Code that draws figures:
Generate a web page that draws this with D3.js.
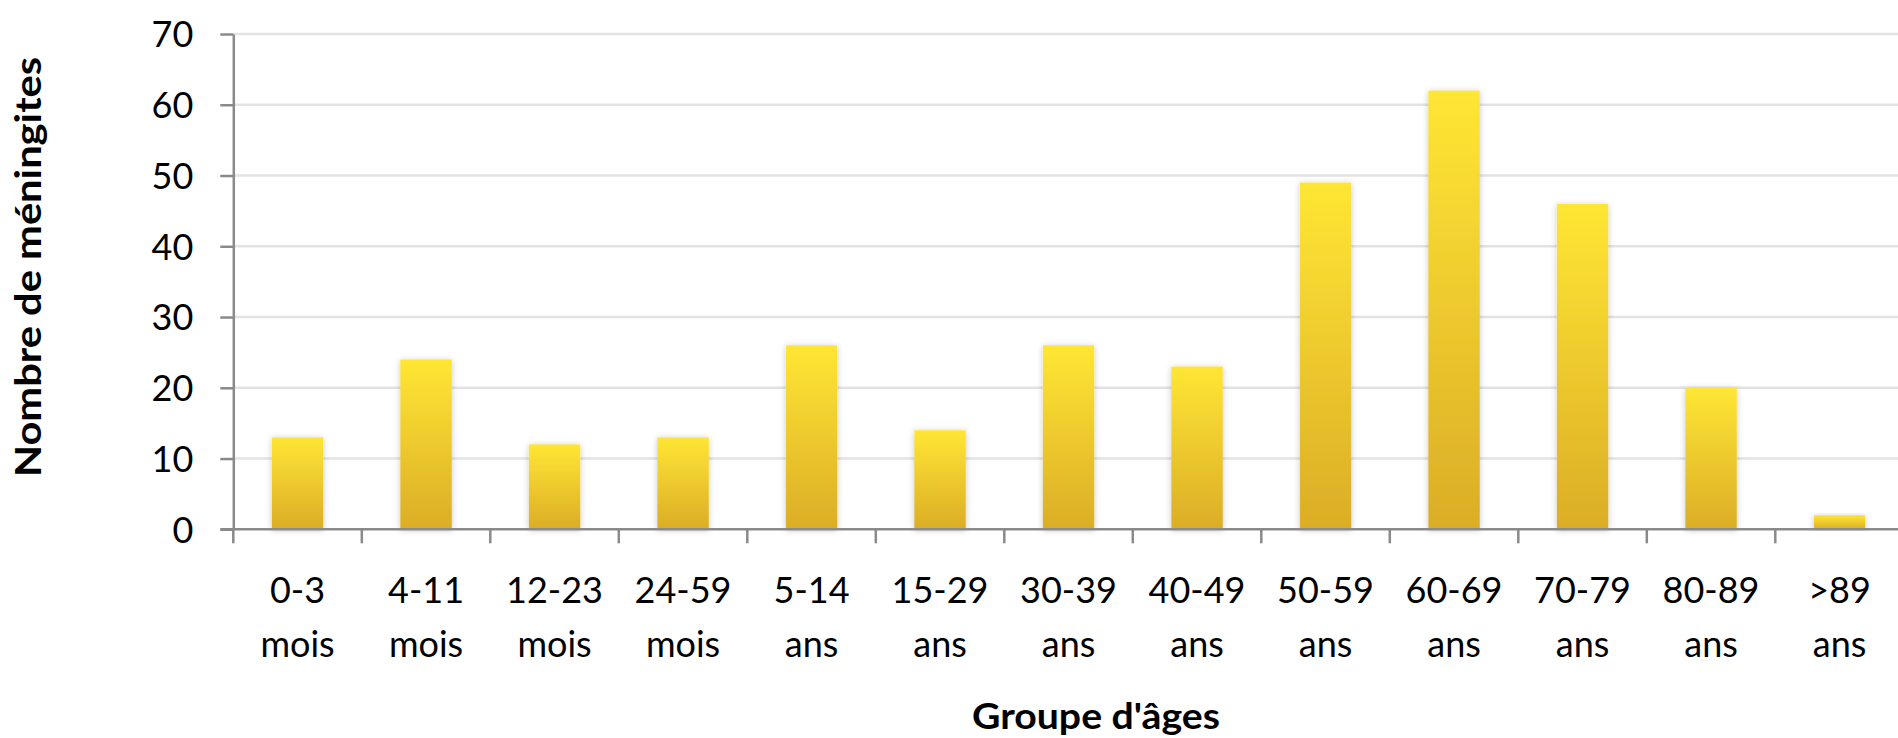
<!DOCTYPE html>
<html lang="fr">
<head>
<meta charset="utf-8">
<script src="https://cdn.jsdelivr.net/npm/d3@7"></script>
<style>
  html, body { margin: 0; padding: 0; background: #fff; overflow: hidden; }
  svg { display: block; font-family: Lato, "Open Sans", sans-serif; }
</style>
</head>
<body>
<svg id="chart" width="1898" height="738"></svg>
<script>
// Age groups (two-line labels) and number of meningitis cases per group
const categories = ["0-3 mois", "4-11 mois", "12-23 mois", "24-59 mois", "5-14 ans", "15-29 ans",
  "30-39 ans", "40-49 ans", "50-59 ans", "60-69 ans", "70-79 ans", "80-89 ans", ">89 ans"];
const cases = [13, 24, 12, 13, 26, 14, 26, 23, 49, 62, 46, 20, 2];
const yTicks = [0, 10, 20, 30, 40, 50, 60, 70];
const yTitle = "Nombre de méningites";
const xTitle = "Groupe d'âges";

const svg = d3.select("#chart");
const plotLeft = 233.3, bandStep = 128.5, plotTop = 34, plotBottom = 529.3;

const x = d3.scaleBand()
  .domain(categories)
  .range([plotLeft, plotLeft + bandStep * categories.length])
  .paddingInner(0.6)
  .paddingOuter(0.3);

const y = d3.scaleLinear().domain([0, 70]).range([plotBottom, plotTop]);

const defs = svg.append("defs");
const grad = defs.append("linearGradient")
  .attr("id", "barFill").attr("x1", 0).attr("y1", 0).attr("x2", 0).attr("y2", 1);
grad.append("stop").attr("offset", "0%").attr("stop-color", "#ffe634");
grad.append("stop").attr("offset", "100%").attr("stop-color", "#dbad27");

const shadow = defs.append("filter").attr("id", "barShadow")
  .attr("x", "-30%").attr("y", "-10%").attr("width", "160%").attr("height", "120%");
shadow.append("feDropShadow")
  .attr("dx", 0).attr("dy", 1).attr("stdDeviation", 3)
  .attr("flood-color", "#000").attr("flood-opacity", 0.22);

// Horizontal gridlines
svg.append("g")
  .selectAll("line")
  .data(yTicks.filter(d => d > 0))
  .join("line")
  .attr("x1", plotLeft).attr("x2", 1898)
  .attr("y1", d => y(d)).attr("y2", d => y(d))
  .attr("stroke", "#e3e3e3").attr("stroke-width", 2.5);

// Y axis
const yAxis = svg.append("g")
  .attr("transform", `translate(${plotLeft},0)`)
  .call(d3.axisLeft(y).tickValues(yTicks).tickSize(13).tickPadding(27).tickSizeOuter(0));
yAxis.select(".domain").attr("stroke", "#8a8a8a").attr("stroke-width", 2.5);
yAxis.selectAll(".tick line").attr("stroke", "#8a8a8a").attr("stroke-width", 2.5);
yAxis.selectAll(".tick text")
  .attr("font-size", 36).attr("fill", "#000")
  .attr("font-family", "Lato, 'Open Sans', sans-serif")
  .attr("dy", "0.36em");

// Bars
svg.append("g")
  .selectAll("rect")
  .data(categories.map((c, i) => ({ c, v: cases[i] })))
  .join("rect")
  .attr("x", d => x(d.c))
  .attr("y", d => y(d.v))
  .attr("width", x.bandwidth())
  .attr("height", d => y(0) - y(d.v))
  .attr("fill", "url(#barFill)")
  .attr("filter", "url(#barShadow)");

// X axis line and category boundary ticks
const xAxis = svg.append("g");
xAxis.append("line")
  .attr("x1", plotLeft - 13).attr("x2", 1898)
  .attr("y1", y(0)).attr("y2", y(0))
  .attr("stroke", "#8a8a8a").attr("stroke-width", 2.5);
xAxis.selectAll("line.tick")
  .data(categories.map((c, i) => i).concat([categories.length]))
  .join("line")
  .attr("class", "tick")
  .attr("x1", i => x.range()[0] + i * x.step())
  .attr("x2", i => x.range()[0] + i * x.step())
  .attr("y1", y(0)).attr("y2", y(0) + 14)
  .attr("stroke", "#8a8a8a").attr("stroke-width", 2.5);

// Category labels on two lines
const labels = svg.append("g")
  .selectAll("text")
  .data(categories)
  .join("text")
  .attr("text-anchor", "middle")
  .attr("font-size", 36)
  .attr("fill", "#000");
labels.each(function (c) {
  const parts = c.split(" ");
  const cx = x(c) + x.bandwidth() / 2;
  const t = d3.select(this);
  t.append("tspan").attr("x", cx).attr("y", 603).text(parts[0]);
  t.append("tspan").attr("x", cx).attr("y", 657).text(parts[1]);
});

// Axis titles
svg.append("text")
  .attr("transform", "translate(41,267) rotate(-90)")
  .attr("text-anchor", "middle")
  .attr("font-size", 36).attr("font-weight", 700).attr("fill", "#000")
  .attr("textLength", 420).attr("lengthAdjust", "spacingAndGlyphs")
  .text(yTitle);

svg.append("text")
  .attr("x", 1096).attr("y", 729)
  .attr("text-anchor", "middle")
  .attr("font-size", 36).attr("font-weight", 700).attr("fill", "#000")
  .attr("textLength", 248).attr("lengthAdjust", "spacingAndGlyphs")
  .text(xTitle);
</script>
</body>
</html>
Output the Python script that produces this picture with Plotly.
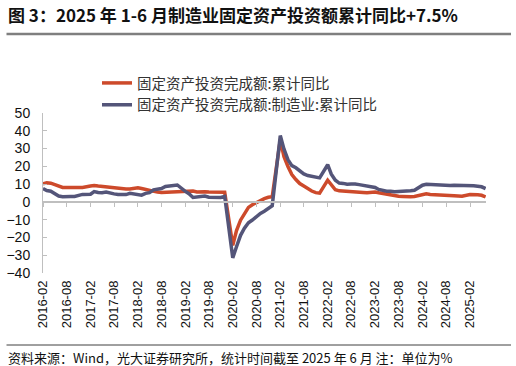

◆ SHORT TASK ◆
Each line of the data should be quoted exactly, with pictures left out.

◆ THE REPLY ◆
Generate a web page that draws this with D3.js.
<!DOCTYPE html>
<html lang="fr">
<head>
<meta charset="utf-8">
<script src="https://cdn.jsdelivr.net/npm/d3@7"></script>
<style>
  html, body { margin: 0; padding: 0; background: #fff; overflow: hidden; }
  svg { display: block; font-family: Lato, "Open Sans", sans-serif; }
</style>
</head>
<body>
<svg id="chart" width="1898" height="738"></svg>
<script>
// Age groups (two-line labels) and number of meningitis cases per group
const categories = ["0-3 mois", "4-11 mois", "12-23 mois", "24-59 mois", "5-14 ans", "15-29 ans",
  "30-39 ans", "40-49 ans", "50-59 ans", "60-69 ans", "70-79 ans", "80-89 ans", ">89 ans"];
const cases = [13, 24, 12, 13, 26, 14, 26, 23, 49, 62, 46, 20, 2];
const yTicks = [0, 10, 20, 30, 40, 50, 60, 70];
const yTitle = "Nombre de méningites";
const xTitle = "Groupe d'âges";

const svg = d3.select("#chart");
const plotLeft = 233.3, bandStep = 128.5, plotTop = 34, plotBottom = 529.3;

const x = d3.scaleBand()
  .domain(categories)
  .range([plotLeft, plotLeft + bandStep * categories.length])
  .paddingInner(0.6)
  .paddingOuter(0.3);

const y = d3.scaleLinear().domain([0, 70]).range([plotBottom, plotTop]);

const defs = svg.append("defs");
const grad = defs.append("linearGradient")
  .attr("id", "barFill").attr("x1", 0).attr("y1", 0).attr("x2", 0).attr("y2", 1);
grad.append("stop").attr("offset", "0%").attr("stop-color", "#ffe634");
grad.append("stop").attr("offset", "100%").attr("stop-color", "#dbad27");

const shadow = defs.append("filter").attr("id", "barShadow")
  .attr("x", "-30%").attr("y", "-10%").attr("width", "160%").attr("height", "120%");
shadow.append("feDropShadow")
  .attr("dx", 0).attr("dy", 1).attr("stdDeviation", 3)
  .attr("flood-color", "#000").attr("flood-opacity", 0.22);

// Horizontal gridlines
svg.append("g")
  .selectAll("line")
  .data(yTicks.filter(d => d > 0))
  .join("line")
  .attr("x1", plotLeft).attr("x2", 1898)
  .attr("y1", d => y(d)).attr("y2", d => y(d))
  .attr("stroke", "#e3e3e3").attr("stroke-width", 2.5);

// Y axis
const yAxis = svg.append("g")
  .attr("transform", `translate(${plotLeft},0)`)
  .call(d3.axisLeft(y).tickValues(yTicks).tickSize(13).tickPadding(27).tickSizeOuter(0));
yAxis.select(".domain").attr("stroke", "#8a8a8a").attr("stroke-width", 2.5);
yAxis.selectAll(".tick line").attr("stroke", "#8a8a8a").attr("stroke-width", 2.5);
yAxis.selectAll(".tick text")
  .attr("font-size", 36).attr("fill", "#000")
  .attr("font-family", "Lato, 'Open Sans', sans-serif")
  .attr("dy", "0.36em");

// Bars
svg.append("g")
  .selectAll("rect")
  .data(categories.map((c, i) => ({ c, v: cases[i] })))
  .join("rect")
  .attr("x", d => x(d.c))
  .attr("y", d => y(d.v))
  .attr("width", x.bandwidth())
  .attr("height", d => y(0) - y(d.v))
  .attr("fill", "url(#barFill)")
  .attr("filter", "url(#barShadow)");

// X axis line and category boundary ticks
const xAxis = svg.append("g");
xAxis.append("line")
  .attr("x1", plotLeft - 13).attr("x2", 1898)
  .attr("y1", y(0)).attr("y2", y(0))
  .attr("stroke", "#8a8a8a").attr("stroke-width", 2.5);
xAxis.selectAll("line.tick")
  .data(categories.map((c, i) => i).concat([categories.length]))
  .join("line")
  .attr("class", "tick")
  .attr("x1", i => x.range()[0] + i * x.step())
  .attr("x2", i => x.range()[0] + i * x.step())
  .attr("y1", y(0)).attr("y2", y(0) + 14)
  .attr("stroke", "#8a8a8a").attr("stroke-width", 2.5);

// Category labels on two lines
const labels = svg.append("g")
  .selectAll("text")
  .data(categories)
  .join("text")
  .attr("text-anchor", "middle")
  .attr("font-size", 36)
  .attr("fill", "#000");
labels.each(function (c) {
  const parts = c.split(" ");
  const cx = x(c) + x.bandwidth() / 2;
  const t = d3.select(this);
  t.append("tspan").attr("x", cx).attr("y", 603).text(parts[0]);
  t.append("tspan").attr("x", cx).attr("y", 657).text(parts[1]);
});

// Axis titles
svg.append("text")
  .attr("transform", "translate(41,267) rotate(-90)")
  .attr("text-anchor", "middle")
  .attr("font-size", 36).attr("font-weight", 700).attr("fill", "#000")
  .attr("textLength", 420).attr("lengthAdjust", "spacingAndGlyphs")
  .text(yTitle);

svg.append("text")
  .attr("x", 1096).attr("y", 729)
  .attr("text-anchor", "middle")
  .attr("font-size", 36).attr("font-weight", 700).attr("fill", "#000")
  .attr("textLength", 248).attr("lengthAdjust", "spacingAndGlyphs")
  .text(xTitle);
</script>
</body>
</html>
Output the Python script that produces this picture with Plotly.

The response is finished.